Oh yea! You guys are probably wondering about the second time I got pulled over after the first three. So there I was… driving a bright orange 75 Cadillac Eldorado across Louisiana. I am ABSOLUTLY not speeding. As far as I know, I am the most law abiding driver on the road! FUCK! Lights in the mirror! I pull over as well as I can without falling off into the swamp.

I get the loud speaker from the cop car. “STEP OUT OF THE CAR!”

“Dang old dang!” This is new! I have never been asked to step out of the car like this before. I look down. Damn it! I only have my socks on. I took off my shoes somewhere in the last 3 hours of driving.
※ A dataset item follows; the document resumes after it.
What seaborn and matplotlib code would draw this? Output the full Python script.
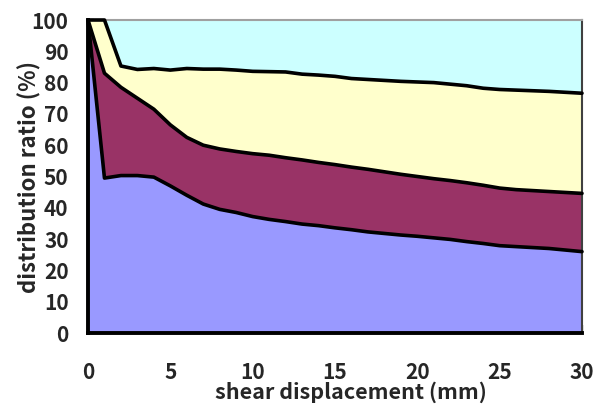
import matplotlib
matplotlib.use("Agg")
import matplotlib.pyplot as plt
import seaborn as sns
import numpy as np
import pandas as pd
from matplotlib.ticker import MultipleLocator, FuncFormatter

# shear displacement (mm)
displacement = list(range(0, 31))

# cumulative distribution ratio (%) at the top of each band
band1_top = [100, 49.5, 50.3, 50.3, 49.8, 47.0, 44.0, 41.2, 39.5, 38.5, 37.2,
             36.3, 35.6, 34.8, 34.3, 33.6, 33.0, 32.3, 31.8, 31.3, 30.9,
             30.4, 29.9, 29.2, 28.6, 27.9, 27.6, 27.3, 27.0, 26.5, 26.0]
band2_top = [100, 83.0, 78.5, 75.0, 71.5, 66.5, 62.5, 60.0, 58.8, 58.0, 57.3,
             56.8, 56.0, 55.3, 54.5, 53.8, 53.0, 52.3, 51.5, 50.7, 50.0,
             49.3, 48.7, 48.0, 47.2, 46.3, 45.8, 45.5, 45.2, 44.9, 44.6]
band3_top = [100, 100, 85.3, 84.2, 84.5, 84.0, 84.5, 84.3, 84.3, 84.0, 83.6,
             83.5, 83.4, 82.7, 82.4, 82.0, 81.3, 81.0, 80.7, 80.4, 80.2,
             80.0, 79.5, 79.0, 78.2, 77.8, 77.6, 77.4, 77.2, 76.9, 76.6]
band4_top = [100] * 31

band_colors = ["#9999FF", "#993366", "#FFFFCC", "#CCFFFF"]

sns.set_style("white")
plt.rcParams["font.family"] = ["Noto Sans CJK JP", "DejaVu Sans"]

df = pd.DataFrame({"x": displacement, "b1": band1_top, "b2": band2_top,
                   "b3": band3_top, "b4": band4_top})

fig = plt.figure(figsize=(5.97, 4.07), dpi=100)
ax = fig.add_axes([88 / 597, 1 - 333 / 407, (582 - 88) / 597, (333 - 20) / 407])

lower = np.zeros(len(df))
for col, color in zip(["b1", "b2", "b3", "b4"], band_colors):
    ax.fill_between(df["x"], lower, df[col], color=color, linewidth=0, zorder=1)
    lower = df[col].to_numpy()

for col in ["b1", "b2", "b3"]:
    sns.lineplot(data=df, x="x", y=col, ax=ax, color="black", linewidth=2.6,
                 zorder=3, clip_on=False, legend=False)

ax.set_xlim(0, 30)
ax.set_ylim(0, 100)

ax.xaxis.set_major_locator(MultipleLocator(1))
ax.xaxis.set_major_formatter(FuncFormatter(lambda v, p: f"{int(round(v))}" if int(round(v)) % 5 == 0 else ""))
ax.yaxis.set_major_locator(MultipleLocator(10))

ax.tick_params(axis="x", direction="in", length=6, width=1.6, color="black",
               pad=21, labelsize=15, bottom=True)
ax.tick_params(axis="y", direction="in", length=4, width=1.6, color="black",
               pad=14, labelsize=15, left=True)
for lbl in ax.get_xticklabels() + ax.get_yticklabels():
    lbl.set_fontweight("bold")

for side in ["left", "bottom"]:
    ax.spines[side].set_color("black")
    ax.spines[side].set_linewidth(2.8)
    ax.spines[side].set_zorder(5)
ax.spines["top"].set_color("#a0a0a0")
ax.spines["top"].set_linewidth(1.5)
ax.spines["right"].set_color("#404040")
ax.spines["right"].set_linewidth(1.5)

ax.set_xlabel("shear displacement (mm)", fontsize=15.5, fontweight="bold")
ax.xaxis.set_label_coords(0.533, -0.21)
ax.xaxis.label.set_verticalalignment("baseline")
ax.set_ylabel("distribution ratio (%)", fontsize=16, fontweight="bold", labelpad=-7)

fig.savefig("out.png", dpi=100, facecolor="white")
Disappointed at the tactical situation I have put my self in; no shoes on, surrounded by swamp, and the cops are behind me and barricaded behind their car doors… I get out. I could visibly see the disappointment on the cops’ faces. I could see the thought, “shit, a white dude in a Hawaiian shirt, shorts, and only socks… he even has short hair!” go through their heads. They came out from behind their barricades looked at my license, then told me not to change lanes without using my blinker. I was free to go.
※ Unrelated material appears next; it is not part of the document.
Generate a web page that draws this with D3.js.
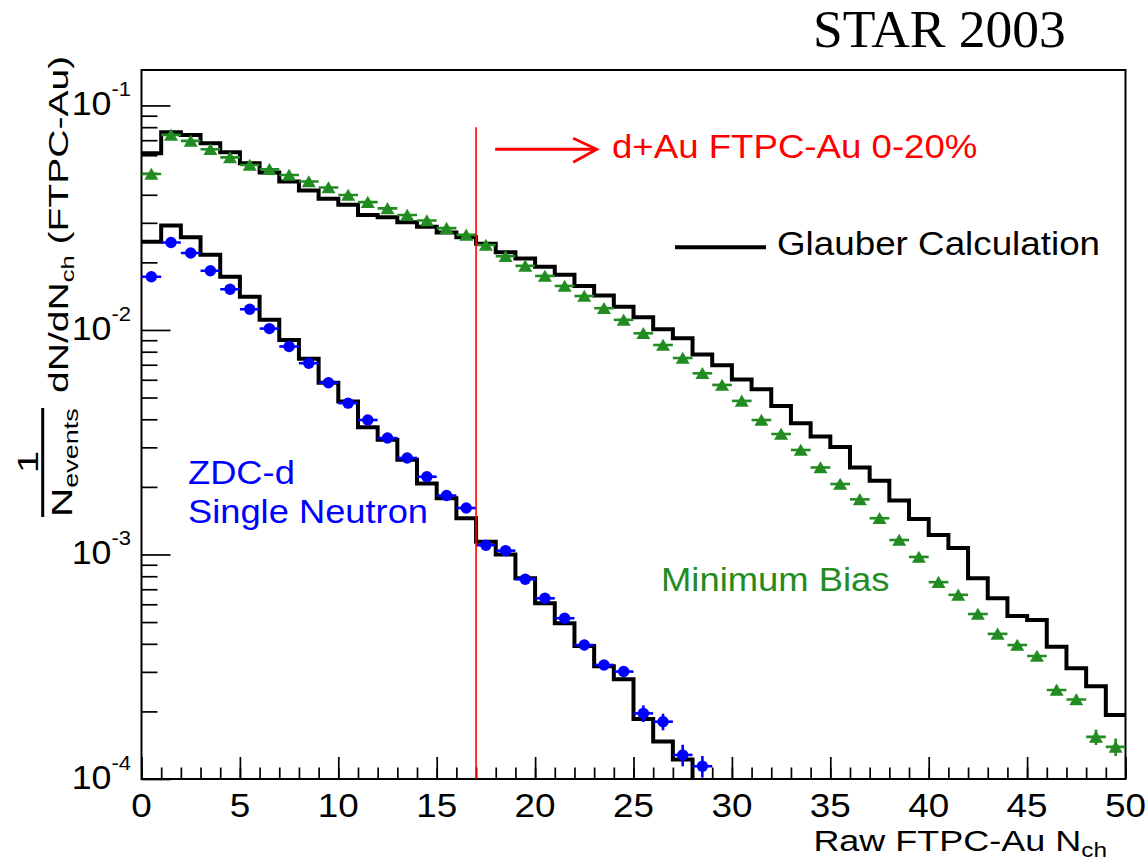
<!DOCTYPE html>
<html>
<head>
<meta charset="utf-8">
<script src="https://cdn.jsdelivr.net/npm/d3@7/dist/d3.min.js"></script>
<style>
  html, body { margin: 0; padding: 0; background: #fff; }
  svg { display: block; }
</style>
</head>
<body>
<script>
// Raw FTPC-Au charged multiplicity, unit-width bins starting at N_ch = 0
const minBias = [
  0.0495, 0.0739, 0.0695, 0.0638, 0.0587, 0.0543, 0.0520, 0.0490, 0.0458, 0.0431,
  0.0399, 0.0371, 0.0348, 0.0325, 0.0307, 0.0284, 0.0265, 0.0239, 0.0213, 0.0193,
  0.0174, 0.0157, 0.01416, 0.01250, 0.01109, 0.00966, 0.00857, 0.00750, 0.00641, 0.00569,
  0.00483, 0.00397, 0.00344, 0.00292, 0.00244, 0.00206, 0.00176, 0.00145, 0.00116, 0.000975,
  0.000753, 0.000661, 0.000543, 0.000443, 0.000395, 0.000353, 0.000249, 0.000226, 0.000154, 0.000139
];
const minBiasRelErr = [
  0.01, 0.01, 0.01, 0.01, 0.01, 0.01, 0.01, 0.01, 0.01, 0.01,
  0.01, 0.01, 0.01, 0.01, 0.01, 0.01, 0.01, 0.01, 0.01, 0.01,
  0.01, 0.01, 0.01, 0.01, 0.01, 0.01, 0.01, 0.01, 0.01, 0.01,
  0.01, 0.01, 0.01, 0.01, 0.01, 0.01, 0.01, 0.015, 0.02, 0.02,
  0.02, 0.02, 0.025, 0.025, 0.03, 0.03, 0.05, 0.05, 0.08, 0.09
];
const glauberMinBias = [
  0.0612, 0.0760, 0.0739, 0.0679, 0.0618, 0.0553, 0.0503, 0.0458, 0.0418, 0.0384,
  0.0361, 0.0325, 0.0318, 0.0302, 0.0288, 0.0272, 0.0259, 0.0242, 0.0222, 0.0208,
  0.0191, 0.0176, 0.0157, 0.01422, 0.01270, 0.01140, 0.01007, 0.00918, 0.00778, 0.00697,
  0.00602, 0.00544, 0.00458, 0.00384, 0.00335, 0.00301, 0.00244, 0.00213, 0.00174, 0.00144,
  0.00122, 0.00107, 0.000783, 0.000638, 0.000532, 0.000511, 0.000388, 0.000311, 0.000259, 0.000193
];
const zdcSingleNeutron = [
  0.01725, 0.0245, 0.0220, 0.01834, 0.01517, 0.01236, 0.01014, 0.00844, 0.00711, 0.00582,
  0.00472, 0.00397, 0.00330, 0.00269, 0.00222, 0.00183, 0.00161, 0.00110, 0.00104, 0.000776,
  0.000638, 0.000520, 0.000395, 0.000322, 0.000301, 0.000196, 0.000180, 0.000128, 0.000114
];
const zdcRelErr = [
  0.01, 0.01, 0.01, 0.01, 0.01, 0.01, 0.01, 0.01, 0.01, 0.01,
  0.01, 0.01, 0.01, 0.01, 0.01, 0.01, 0.01, 0.01, 0.02, 0.02,
  0.02, 0.03, 0.03, 0.05, 0.05, 0.085, 0.085, 0.11, 0.11
];
const glauberZdc = [
  0.0247, 0.0292, 0.0259, 0.0216, 0.01725, 0.01406, 0.01109, 0.00902, 0.00745, 0.00582,
  0.00480, 0.00369, 0.00324, 0.00264, 0.00207, 0.00178, 0.00145, 0.00114, 0.00100, 0.000783,
  0.000607, 0.000494, 0.000391, 0.000318, 0.000278, 0.000185, 0.000147, 0.000122
];
const xMajorTicks = [0, 5, 10, 15, 20, 25, 30, 35, 40, 45, 50];
const xTickLabels = ["0", "5", "10", "15", "20", "25", "30", "35", "40", "45", "50"];
const yDecadeExps = [-4, -3, -2, -1];
const yTickLabels = ["-4", "-3", "-2", "-1"];
const centralityCut = 17;          // N_ch lower edge of the 0-20% class
const cutLineTop = 0.080;
const arrowLevel = 0.0638;
const arrowFrom = 17.97, arrowTo = 23.13;

const W = 1145, H = 863;
const FONT = "'Liberation Sans', Arial, Helvetica, sans-serif";
const GREEN = "#228b22", BLUE = "#0000ff", RED = "#ff0000";
const frame = { left: 141.5, right: 1125.5, top: 70, bottom: 779 };

const x = d3.scaleLinear().domain([0, 50]).range([frame.left, frame.right]);
const y = d3.scaleLog().domain([1e-4, 0.1438]).range([frame.bottom, frame.top]);

const svg = d3.select("body").append("svg")
  .attr("width", W).attr("height", H)
  .attr("font-family", FONT);

svg.append("defs").append("clipPath").attr("id", "plotClip")
  .append("rect")
  .attr("x", frame.left).attr("y", frame.top)
  .attr("width", frame.right - frame.left).attr("height", frame.bottom - frame.top);

// horizontally stretched text helper
function label(g, px, py, str, size, color, anchor, sx) {
  return g.append("text")
    .attr("transform", `translate(${px},${py}) scale(${sx || 1.08},1)`)
    .attr("font-size", size).attr("fill", color)
    .attr("text-anchor", anchor || "start")
    .text(str);
}

// ---------- axes ----------
const axes = svg.append("g");
const yMinor = [];
yDecadeExps.forEach(e => {
  for (let m = 2; m <= 9; m++) {
    const v = m * Math.pow(10, e);
    if (v <= y.domain()[1]) yMinor.push(v);
  }
});
const yMajor = yDecadeExps.map(e => Math.pow(10, e));

function styleAxis(g) {
  g.select(".domain").remove();
  g.selectAll(".tick line").attr("stroke", "#000").attr("stroke-width", 1.7);
  g.selectAll(".tick text").remove();
}
axes.append("g").attr("transform", `translate(${frame.left},0)`)
  .call(d3.axisRight(y).tickValues(yMinor).tickSize(16).tickFormat(""))
  .call(styleAxis);
axes.append("g").attr("transform", `translate(${frame.left},0)`)
  .call(d3.axisRight(y).tickValues(yMajor).tickSize(29).tickFormat(""))
  .call(styleAxis);
axes.append("g").attr("transform", `translate(0,${frame.bottom})`)
  .call(d3.axisTop(x).tickValues(d3.range(0, 51)).tickSize(11.5).tickFormat(""))
  .call(styleAxis);
axes.append("g").attr("transform", `translate(0,${frame.bottom})`)
  .call(d3.axisTop(x).tickValues(xMajorTicks).tickSize(22).tickFormat(""))
  .call(styleAxis);

// frame
svg.append("rect")
  .attr("x", frame.left).attr("y", frame.top)
  .attr("width", frame.right - frame.left).attr("height", frame.bottom - frame.top)
  .attr("fill", "none").attr("stroke", "#000").attr("stroke-width", 2);

// tick labels
const tl = svg.append("g");
xMajorTicks.forEach((v, i) => {
  label(tl, x(v), frame.bottom + 38, xTickLabels[i], 33.5, "#000", "middle", 1.1);
});
yMajor.forEach((v, i) => {
  const t = tl.append("text")
    .attr("transform", `translate(131,${y(v) + 10}) scale(1.1,1)`)
    .attr("font-size", 32.5).attr("text-anchor", "end").attr("fill", "#000");
  t.append("tspan").text("10");
  t.append("tspan").attr("font-size", 20).attr("dy", -19).text(yTickLabels[i]);
});

// axis titles
const xt = svg.append("text")
  .attr("transform", `translate(1107,851) scale(1.22,1)`)
  .attr("font-size", 29.5).attr("text-anchor", "end").attr("fill", "#000");
xt.append("tspan").text("Raw FTPC-Au  N");
xt.append("tspan").attr("font-size", 20).attr("dy", 6).text("ch");

const ytG = svg.append("g").attr("fill", "#000");
const yt = ytG.append("text")
  .attr("transform", "translate(67.5,393) rotate(-90) scale(1.42,1)")
  .attr("font-size", 27.5);
yt.append("tspan").text("dN/dN");
yt.append("tspan").attr("font-size", 18).attr("dy", 6).text("ch");
yt.append("tspan").attr("dy", -6).text(" (FTPC-Au)");
ytG.append("text")
  .attr("transform", "translate(37.5,462) rotate(-90) scale(1.35,1)")
  .attr("font-size", 30).attr("text-anchor", "middle").text("1");
ytG.append("line")
  .attr("x1", 42.7).attr("x2", 42.7).attr("y1", 408).attr("y2", 517)
  .attr("stroke", "#000").attr("stroke-width", 3);
const den = ytG.append("text")
  .attr("transform", "translate(72,517) rotate(-90) scale(1.35,1)")
  .attr("font-size", 30);
den.append("tspan").text("N");
den.append("tspan").attr("font-size", 20).attr("dy", 6).text("events");

// ---------- data ----------
const plot = svg.append("g").attr("clip-path", "url(#plotClip)");

const step = d3.line()
  .x(d => x(d[0])).y(d => y(Math.max(d[1], 1e-6)))
  .curve(d3.curveStepAfter);

function histPoints(vals, closeToFloor) {
  const pts = vals.map((v, i) => [i, v]);
  pts.push([vals.length, vals[vals.length - 1]]);
  if (closeToFloor) pts.push([vals.length, 1e-6]);
  return pts;
}

plot.append("path").attr("d", step(histPoints(glauberMinBias, false)))
  .attr("fill", "none").attr("stroke", "#000").attr("stroke-width", 4)
  .attr("stroke-linejoin", "miter");
plot.append("path").attr("d", step(histPoints(glauberZdc, true)))
  .attr("fill", "none").attr("stroke", "#000").attr("stroke-width", 4)
  .attr("stroke-linejoin", "miter");

function drawPoints(vals, errs, color, shape) {
  const g = plot.append("g");
  vals.forEach((v, i) => {
    const cx = x(i + 0.5), cy = y(v);
    g.append("line").attr("x1", x(i)).attr("x2", x(i + 1))
      .attr("y1", cy).attr("y2", cy)
      .attr("stroke", color).attr("stroke-width", 2.6);
    g.append("line").attr("x1", cx).attr("x2", cx)
      .attr("y1", y(v * (1 + errs[i]))).attr("y2", y(v * (1 - errs[i])))
      .attr("stroke", color).attr("stroke-width", 2.6);
    if (shape === "triangle") {
      g.append("path")
        .attr("d", `M${cx},${cy - 6.3}L${cx + 7},${cy + 5.8}L${cx - 7},${cy + 5.8}Z`)
        .attr("fill", color);
    } else {
      g.append("circle").attr("cx", cx).attr("cy", cy).attr("r", 5.7).attr("fill", color);
    }
  });
}
drawPoints(minBias, minBiasRelErr, GREEN, "triangle");
drawPoints(zdcSingleNeutron, zdcRelErr, BLUE, "circle");

// centrality cut
svg.append("line")
  .attr("x1", x(centralityCut)).attr("x2", x(centralityCut))
  .attr("y1", y(cutLineTop)).attr("y2", frame.bottom)
  .attr("stroke", RED).attr("stroke-width", 1.6);
const ay = y(arrowLevel);
svg.append("line")
  .attr("x1", x(arrowFrom)).attr("x2", x(arrowTo))
  .attr("y1", ay).attr("y2", ay)
  .attr("stroke", RED).attr("stroke-width", 2.8);
svg.append("path")
  .attr("d", `M${x(arrowTo) - 23.5},${ay - 11}L${x(arrowTo)},${ay}L${x(arrowTo) - 23.5},${ay + 13}`)
  .attr("fill", "none").attr("stroke", RED).attr("stroke-width", 2.8);
label(svg, 612, 158, "d+Au FTPC-Au 0-20%", 33, RED, "start", 1.11);

// legend
svg.append("line").attr("x1", 675).attr("x2", 766).attr("y1", 247.3).attr("y2", 247.3)
  .attr("stroke", "#000").attr("stroke-width", 4);
label(svg, 777, 255, "Glauber Calculation", 33, "#000", "start", 1.115);

// in-plot labels
label(svg, 188, 484, "ZDC-d", 33, BLUE, "start", 1.1);
label(svg, 188, 523, "Single Neutron", 33, BLUE, "start", 1.1);
label(svg, 661, 591, "Minimum Bias", 32.5, GREEN, "start", 1.12);

// header
svg.append("text").attr("x", 813).attr("y", 47)
  .attr("font-family", "'Liberation Serif', 'Times New Roman', serif")
  .attr("font-size", 53.5).attr("fill", "#000").text("STAR 2003");
</script>
</body>
</html>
BREAK BREAK>>>>>>>>>>>>>>>>>>>>>>>>

I am now at training in North Carolina.

Technically I am out here on TDY status. I am not realistically able or even supposed to set up a household here, I am expected to just live in hotels for the next however many months. Luckily I heard some good ideas from previous students in this program… Basically, I found a condo on the beach for less than the cost of staying in a hotel for the next few months. I save Uncle Sam money and get paid to live on the beach!

I have taken up surfing.

Just so you don’t all get too jealous let me tell you this. This is the first “furnished” apartment I have ever lived in. Furnished it is! Decorated as well! Unfortunately it is decorated in a style I like to call, “Un-cool Aunt.” Everything in this place is either pink or covered in flower prints. I didn’t even know you could get this many things with matching pink flowers on them! Even the light switch covers! Oh well, I can put up with that for the only thing between me and the beach is a sand dune!

One last comment: It is the most unbelievable mind fuck to go from a year living in half a shipping container in Afghanistan to drinking beer looking at the beach and surfing every day in under 6 weeks.

*NOTE: Stacy always would say mean things to helicopters to fix their mechanical problems. His infallible philosophy being: “You should treat whores like ladies and ladies like whores… they both will love you for it.” He reasonably extended this philosophy from women to aircraft and cars.

**NOTE: He did always say sweet things to 68-10776…

***NOTE: I didn’t rename Stacy because he is already a seven foot tall giant bearded helicopter mechanic former Navy Chief-Master-Chief-I-C from the mountains of Montana whose real name is already Stacy. Where could I even go with that?